In Luke 12:51 Jesus asks a question: “Do you think that I have come to bring peace to the earth?” His answer is startling. “No, I tell you, but rather division!” He goes on to say that families will come to an end because of him. Jesus creates a crisis.
A crisis is not always a bad thing. Crisis comes when an irrevocable decision is forced that leads to deeply divergent destinations. Marriage is a crisis in this sense. "I do" leads to a lifetime commitment together; "I don't" leads in a whole different direction.
Jesus is a crisis. The closer he gets to the cross the more urgent the call to choose to follow or reject him becomes. It seems odd for the "Prince of Peace" to say, "Do not think I have come to bring peace..." Following Jesus instead of conventional wisdom can separate people. It did in Jesus’ day. It does today. Think of the civil rights movement. Think of standing with those who cry out from the margins of the world.

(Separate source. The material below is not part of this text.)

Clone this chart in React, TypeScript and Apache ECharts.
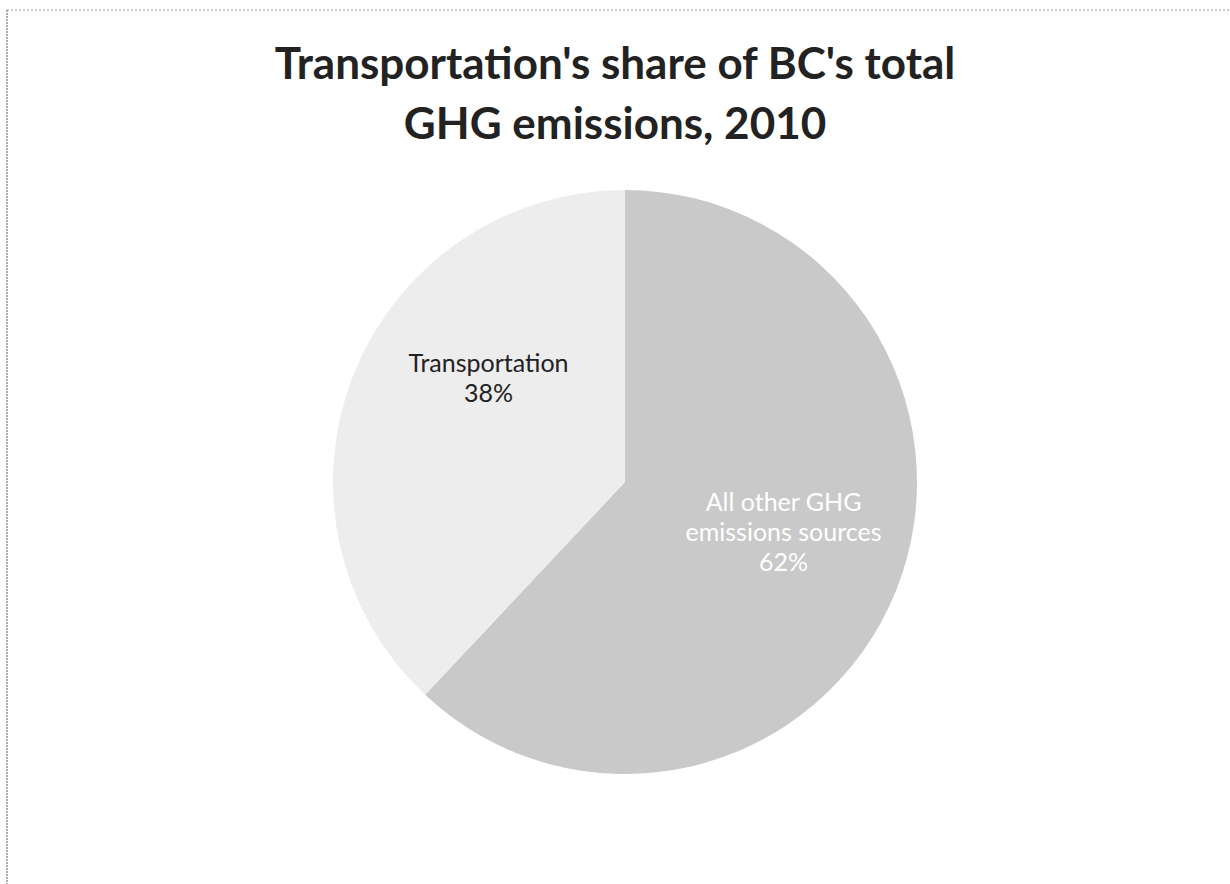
import React, { useEffect, useRef } from "react";
import * as echarts from "echarts";

const titleLines = ["Transportation's share of BC's total", "GHG emissions, 2010"];
const categories = ["All other GHG\nemissions sources", "Transportation"];
const shares = [62, 38];
const sliceColors = ["#c9c9c9", "#ededed"];
const labelColors = ["#ffffff", "#222222"];

export default function App() {
  const ref = useRef<HTMLDivElement>(null);
  useEffect(() => {
    if (!ref.current) return;
    const chart = echarts.init(ref.current, null, { renderer: "svg" });
    chart.setOption({
      animation: false,
      backgroundColor: "#ffffff",
      title: {
        text: titleLines.join("\n"),
        left: "center",
        top: 27,
        textStyle: {
          fontFamily: "Lato",
          fontWeight: "bold",
          fontSize: 44,
          lineHeight: 60,
          color: "#222222",
        },
      },
      graphic: [
        {
          type: "line",
          shape: { x1: 7, y1: 10, x2: 1230, y2: 10 },
          style: { stroke: "#9a9a9a", lineWidth: 1.2, lineDash: [2, 2] },
        },
        {
          type: "line",
          shape: { x1: 7, y1: 10, x2: 7, y2: 884 },
          style: { stroke: "#777777", lineWidth: 1.2, lineDash: [2, 1] },
        },
      ],
      series: [
        {
          type: "pie",
          center: [625, 482],
          radius: 292,
          startAngle: 90,
          clockwise: true,
          silent: true,
          itemStyle: { borderWidth: 0 },
          label: {
            position: "inside",
            fontFamily: "Lato",
            fontSize: 25,
            lineHeight: 30,
            formatter: (p: any) => `${p.name}\n${p.value}%`,
          },
          labelLine: { show: false },
          data: categories.map((c, i) => ({
            name: c,
            value: shares[i],
            itemStyle: { color: sliceColors[i] },
            label: { color: labelColors[i], offset: i === 0 ? [20, -6] : [2, -50] },
          })),
        },
      ],
    });
    return () => chart.dispose();
  }, []);
  return (
    <div
      ref={ref}
      style={{ position: "fixed", left: 0, top: 0, width: 1230, height: 884 }}
    />
  );
}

Luther taught in the Small Catechism that baptism led to a daily process of dying and rising; a daily crisis that calls us to cling to the life the Christ offers. The death and resurrection of Jesus reveals a lifelong process that calls us to live in grace or a world of our own making. Remember, the choice we make does not save. The One we choose does.
Lord, help us to risk choosing you even when it risks our peace and comfort, in Christ’s name.